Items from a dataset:
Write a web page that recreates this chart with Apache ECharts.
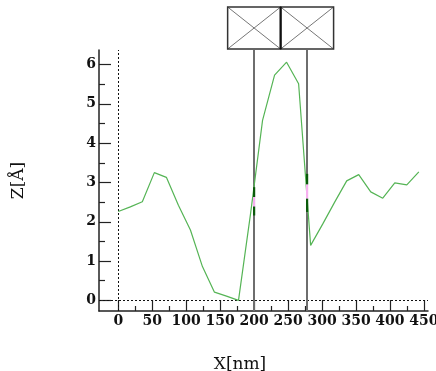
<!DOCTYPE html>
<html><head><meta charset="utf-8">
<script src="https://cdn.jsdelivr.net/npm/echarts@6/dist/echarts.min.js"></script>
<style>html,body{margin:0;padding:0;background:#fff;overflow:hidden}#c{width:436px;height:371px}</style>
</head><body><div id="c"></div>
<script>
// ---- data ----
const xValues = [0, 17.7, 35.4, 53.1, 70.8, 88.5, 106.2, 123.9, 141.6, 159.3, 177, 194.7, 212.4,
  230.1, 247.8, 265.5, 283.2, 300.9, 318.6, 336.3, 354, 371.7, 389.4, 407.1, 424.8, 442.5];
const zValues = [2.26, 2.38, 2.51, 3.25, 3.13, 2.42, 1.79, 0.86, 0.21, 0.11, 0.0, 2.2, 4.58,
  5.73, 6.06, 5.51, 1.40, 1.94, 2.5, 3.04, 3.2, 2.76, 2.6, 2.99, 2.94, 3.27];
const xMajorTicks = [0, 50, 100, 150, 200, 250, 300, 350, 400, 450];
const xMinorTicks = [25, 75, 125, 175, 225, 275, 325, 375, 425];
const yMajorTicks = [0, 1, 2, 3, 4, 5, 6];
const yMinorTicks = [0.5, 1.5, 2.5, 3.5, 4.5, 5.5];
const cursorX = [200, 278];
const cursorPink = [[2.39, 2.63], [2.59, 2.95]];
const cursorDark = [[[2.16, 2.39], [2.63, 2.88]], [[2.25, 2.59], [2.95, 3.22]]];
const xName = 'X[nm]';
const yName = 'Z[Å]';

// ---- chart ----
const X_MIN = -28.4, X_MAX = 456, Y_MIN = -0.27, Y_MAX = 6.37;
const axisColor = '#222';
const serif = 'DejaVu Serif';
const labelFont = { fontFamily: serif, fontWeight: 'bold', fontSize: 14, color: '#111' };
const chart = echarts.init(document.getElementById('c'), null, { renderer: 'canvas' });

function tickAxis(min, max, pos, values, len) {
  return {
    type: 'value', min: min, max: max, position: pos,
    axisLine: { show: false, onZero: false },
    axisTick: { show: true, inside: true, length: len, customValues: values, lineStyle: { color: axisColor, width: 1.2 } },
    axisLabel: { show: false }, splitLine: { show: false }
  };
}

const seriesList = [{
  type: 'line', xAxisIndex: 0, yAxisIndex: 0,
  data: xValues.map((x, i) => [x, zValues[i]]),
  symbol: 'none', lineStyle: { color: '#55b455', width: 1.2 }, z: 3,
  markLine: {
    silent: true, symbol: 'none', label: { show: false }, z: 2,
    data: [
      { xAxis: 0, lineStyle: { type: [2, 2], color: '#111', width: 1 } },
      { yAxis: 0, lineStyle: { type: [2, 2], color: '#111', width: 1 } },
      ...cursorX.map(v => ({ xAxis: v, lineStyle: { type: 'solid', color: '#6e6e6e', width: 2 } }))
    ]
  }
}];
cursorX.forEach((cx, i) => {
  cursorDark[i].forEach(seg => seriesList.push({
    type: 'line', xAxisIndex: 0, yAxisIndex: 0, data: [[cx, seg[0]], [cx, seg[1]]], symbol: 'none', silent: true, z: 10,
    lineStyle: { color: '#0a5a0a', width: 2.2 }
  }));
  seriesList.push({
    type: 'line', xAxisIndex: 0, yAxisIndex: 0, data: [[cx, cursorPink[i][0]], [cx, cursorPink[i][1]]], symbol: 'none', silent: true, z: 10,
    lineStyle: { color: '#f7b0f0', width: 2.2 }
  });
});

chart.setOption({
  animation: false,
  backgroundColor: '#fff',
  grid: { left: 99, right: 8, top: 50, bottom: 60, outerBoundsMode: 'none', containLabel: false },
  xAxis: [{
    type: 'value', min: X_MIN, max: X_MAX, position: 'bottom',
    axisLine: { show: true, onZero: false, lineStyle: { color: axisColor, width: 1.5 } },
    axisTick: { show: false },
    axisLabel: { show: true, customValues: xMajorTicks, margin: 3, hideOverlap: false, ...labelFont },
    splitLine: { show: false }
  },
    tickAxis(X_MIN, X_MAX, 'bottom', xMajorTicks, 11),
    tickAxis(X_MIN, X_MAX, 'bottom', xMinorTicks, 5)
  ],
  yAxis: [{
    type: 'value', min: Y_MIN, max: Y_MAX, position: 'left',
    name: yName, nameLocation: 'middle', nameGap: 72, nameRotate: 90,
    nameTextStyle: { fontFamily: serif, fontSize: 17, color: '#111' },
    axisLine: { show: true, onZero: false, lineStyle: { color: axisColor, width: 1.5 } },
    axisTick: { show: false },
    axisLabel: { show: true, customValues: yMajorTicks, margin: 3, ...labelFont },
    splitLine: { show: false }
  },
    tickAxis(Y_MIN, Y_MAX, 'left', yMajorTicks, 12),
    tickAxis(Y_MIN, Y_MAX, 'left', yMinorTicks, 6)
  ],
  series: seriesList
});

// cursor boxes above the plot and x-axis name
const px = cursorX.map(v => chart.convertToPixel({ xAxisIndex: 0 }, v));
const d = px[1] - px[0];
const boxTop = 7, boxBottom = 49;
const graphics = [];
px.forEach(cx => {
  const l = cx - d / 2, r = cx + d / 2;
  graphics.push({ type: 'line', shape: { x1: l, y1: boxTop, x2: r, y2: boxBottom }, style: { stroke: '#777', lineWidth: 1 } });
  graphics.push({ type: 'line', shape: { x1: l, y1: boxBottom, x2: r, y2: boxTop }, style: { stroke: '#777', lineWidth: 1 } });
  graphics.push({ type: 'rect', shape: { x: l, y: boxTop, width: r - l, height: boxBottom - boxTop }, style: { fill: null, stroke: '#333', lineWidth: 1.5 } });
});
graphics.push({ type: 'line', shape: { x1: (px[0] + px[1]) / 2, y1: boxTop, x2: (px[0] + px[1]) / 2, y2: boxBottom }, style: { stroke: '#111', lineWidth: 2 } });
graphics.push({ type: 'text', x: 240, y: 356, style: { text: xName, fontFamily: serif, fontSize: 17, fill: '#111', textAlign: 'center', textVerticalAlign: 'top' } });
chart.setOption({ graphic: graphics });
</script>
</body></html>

---

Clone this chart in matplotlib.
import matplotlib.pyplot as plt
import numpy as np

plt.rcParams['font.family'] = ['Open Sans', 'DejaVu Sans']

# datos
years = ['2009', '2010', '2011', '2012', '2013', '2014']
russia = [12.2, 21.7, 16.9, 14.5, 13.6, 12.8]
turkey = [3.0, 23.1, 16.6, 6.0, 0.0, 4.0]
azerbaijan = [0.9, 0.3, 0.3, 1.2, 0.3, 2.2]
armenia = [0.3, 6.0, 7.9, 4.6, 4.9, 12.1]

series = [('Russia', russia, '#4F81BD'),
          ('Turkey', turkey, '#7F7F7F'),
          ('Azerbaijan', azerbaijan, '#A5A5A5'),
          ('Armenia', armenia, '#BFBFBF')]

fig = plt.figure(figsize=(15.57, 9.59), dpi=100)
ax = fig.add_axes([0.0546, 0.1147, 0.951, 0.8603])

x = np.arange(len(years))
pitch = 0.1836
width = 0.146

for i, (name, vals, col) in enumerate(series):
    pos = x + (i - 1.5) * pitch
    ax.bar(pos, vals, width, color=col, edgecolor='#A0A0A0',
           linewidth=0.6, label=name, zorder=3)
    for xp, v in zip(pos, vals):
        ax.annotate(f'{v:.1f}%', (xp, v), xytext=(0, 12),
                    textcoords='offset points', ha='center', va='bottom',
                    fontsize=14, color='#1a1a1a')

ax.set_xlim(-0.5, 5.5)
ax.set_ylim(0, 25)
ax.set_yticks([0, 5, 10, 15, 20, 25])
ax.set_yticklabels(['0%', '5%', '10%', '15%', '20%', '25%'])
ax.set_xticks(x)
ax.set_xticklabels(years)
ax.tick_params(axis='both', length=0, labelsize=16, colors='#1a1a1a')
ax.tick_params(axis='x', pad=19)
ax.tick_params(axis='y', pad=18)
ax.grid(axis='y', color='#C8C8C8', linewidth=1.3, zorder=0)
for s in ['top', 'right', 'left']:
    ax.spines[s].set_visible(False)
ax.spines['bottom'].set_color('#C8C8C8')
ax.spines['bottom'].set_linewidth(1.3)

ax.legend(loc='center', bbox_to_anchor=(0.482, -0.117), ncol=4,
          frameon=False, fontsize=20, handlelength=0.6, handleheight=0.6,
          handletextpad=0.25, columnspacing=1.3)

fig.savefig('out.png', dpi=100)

> **WHAT IS REQUIRED**
Nothing but the lines from the line that contains "Clone this chart in matplotlib." through the line that contains "width = 0.146" should be given again, each exactly as it stands, both ends included.

> **WORKED SOLUTION**
Clone this chart in matplotlib.
import matplotlib.pyplot as plt
import numpy as np

plt.rcParams['font.family'] = ['Open Sans', 'DejaVu Sans']

# datos
years = ['2009', '2010', '2011', '2012', '2013', '2014']
russia = [12.2, 21.7, 16.9, 14.5, 13.6, 12.8]
turkey = [3.0, 23.1, 16.6, 6.0, 0.0, 4.0]
azerbaijan = [0.9, 0.3, 0.3, 1.2, 0.3, 2.2]
armenia = [0.3, 6.0, 7.9, 4.6, 4.9, 12.1]

series = [('Russia', russia, '#4F81BD'),
          ('Turkey', turkey, '#7F7F7F'),
          ('Azerbaijan', azerbaijan, '#A5A5A5'),
          ('Armenia', armenia, '#BFBFBF')]

fig = plt.figure(figsize=(15.57, 9.59), dpi=100)
ax = fig.add_axes([0.0546, 0.1147, 0.951, 0.8603])

x = np.arange(len(years))
pitch = 0.1836
width = 0.146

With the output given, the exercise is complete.